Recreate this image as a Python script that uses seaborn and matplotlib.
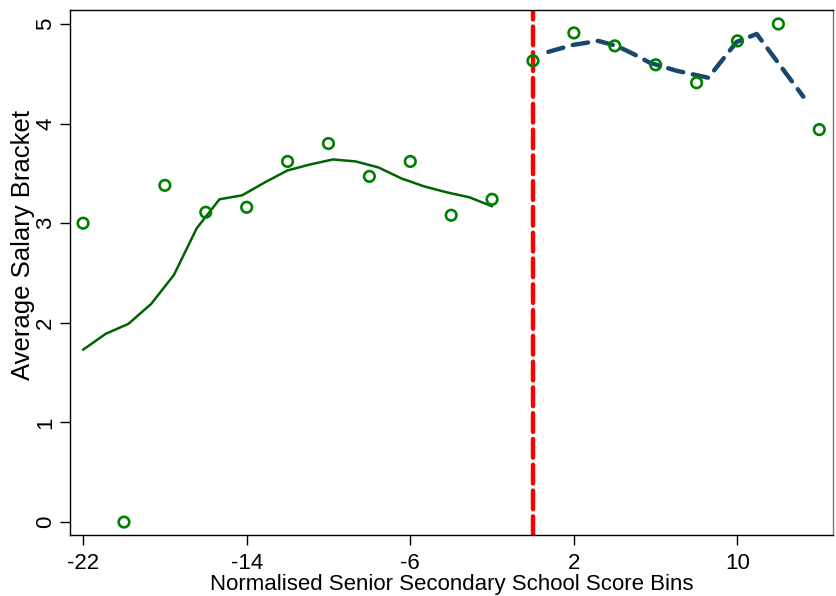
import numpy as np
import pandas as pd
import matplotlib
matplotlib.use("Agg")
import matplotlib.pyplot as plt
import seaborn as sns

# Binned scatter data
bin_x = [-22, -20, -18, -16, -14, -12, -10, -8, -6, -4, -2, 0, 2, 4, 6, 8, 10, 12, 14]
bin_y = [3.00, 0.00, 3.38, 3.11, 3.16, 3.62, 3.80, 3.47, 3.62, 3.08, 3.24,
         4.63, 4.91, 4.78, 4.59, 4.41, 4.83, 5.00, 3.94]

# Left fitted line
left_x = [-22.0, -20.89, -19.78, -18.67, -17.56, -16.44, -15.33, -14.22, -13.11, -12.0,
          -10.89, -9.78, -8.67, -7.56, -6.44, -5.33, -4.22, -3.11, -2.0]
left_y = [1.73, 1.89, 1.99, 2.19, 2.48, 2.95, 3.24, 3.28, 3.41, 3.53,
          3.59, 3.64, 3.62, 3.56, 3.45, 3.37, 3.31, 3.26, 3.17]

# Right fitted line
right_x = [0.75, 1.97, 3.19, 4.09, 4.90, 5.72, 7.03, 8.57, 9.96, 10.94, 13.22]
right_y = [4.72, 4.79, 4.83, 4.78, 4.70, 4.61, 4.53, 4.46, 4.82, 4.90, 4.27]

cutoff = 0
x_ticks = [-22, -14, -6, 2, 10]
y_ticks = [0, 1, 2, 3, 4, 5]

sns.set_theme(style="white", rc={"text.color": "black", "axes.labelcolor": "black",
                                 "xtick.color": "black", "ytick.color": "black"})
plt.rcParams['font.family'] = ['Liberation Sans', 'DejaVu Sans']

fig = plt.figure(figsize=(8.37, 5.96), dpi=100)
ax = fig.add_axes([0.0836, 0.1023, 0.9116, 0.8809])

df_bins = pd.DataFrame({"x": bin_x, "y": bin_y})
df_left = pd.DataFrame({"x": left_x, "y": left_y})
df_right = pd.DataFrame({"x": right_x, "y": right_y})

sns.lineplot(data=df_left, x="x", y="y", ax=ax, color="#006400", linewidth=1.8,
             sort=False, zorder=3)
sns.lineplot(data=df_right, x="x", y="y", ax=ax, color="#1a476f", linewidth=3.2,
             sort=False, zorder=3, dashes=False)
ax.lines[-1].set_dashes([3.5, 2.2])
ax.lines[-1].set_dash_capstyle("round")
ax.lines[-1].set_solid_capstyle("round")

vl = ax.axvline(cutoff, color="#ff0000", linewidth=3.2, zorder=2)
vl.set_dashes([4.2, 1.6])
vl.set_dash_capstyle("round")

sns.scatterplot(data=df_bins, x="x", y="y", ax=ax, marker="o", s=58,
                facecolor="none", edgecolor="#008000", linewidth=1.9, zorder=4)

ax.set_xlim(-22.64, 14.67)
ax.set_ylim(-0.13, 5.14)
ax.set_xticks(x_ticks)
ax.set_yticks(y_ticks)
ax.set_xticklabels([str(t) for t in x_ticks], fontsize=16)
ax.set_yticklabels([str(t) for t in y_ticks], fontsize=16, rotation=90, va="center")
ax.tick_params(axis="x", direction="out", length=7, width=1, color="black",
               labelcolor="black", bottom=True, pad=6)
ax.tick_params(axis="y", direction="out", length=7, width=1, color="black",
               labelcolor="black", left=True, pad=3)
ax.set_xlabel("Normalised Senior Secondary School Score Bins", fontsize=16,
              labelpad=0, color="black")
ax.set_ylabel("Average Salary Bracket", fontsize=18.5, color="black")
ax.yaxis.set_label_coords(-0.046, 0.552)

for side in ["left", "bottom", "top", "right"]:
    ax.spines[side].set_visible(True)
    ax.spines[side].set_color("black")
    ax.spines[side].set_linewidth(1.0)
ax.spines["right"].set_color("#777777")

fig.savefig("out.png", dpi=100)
+===+
**SET EXERCISE:** Pictures are excluded; extract exactly the lines from the start of the data through the line that holds "4.63, 4.91, 4.78, 4.59, 4.41, 4.83, 5.00, 3.94]", both ends included.

**EXERCISE ANSWER:**
Recreate this image as a Python script that uses seaborn and matplotlib.
import numpy as np
import pandas as pd
import matplotlib
matplotlib.use("Agg")
import matplotlib.pyplot as plt
import seaborn as sns

# Binned scatter data
bin_x = [-22, -20, -18, -16, -14, -12, -10, -8, -6, -4, -2, 0, 2, 4, 6, 8, 10, 12, 14]
bin_y = [3.00, 0.00, 3.38, 3.11, 3.16, 3.62, 3.80, 3.47, 3.62, 3.08, 3.24,
         4.63, 4.91, 4.78, 4.59, 4.41, 4.83, 5.00, 3.94]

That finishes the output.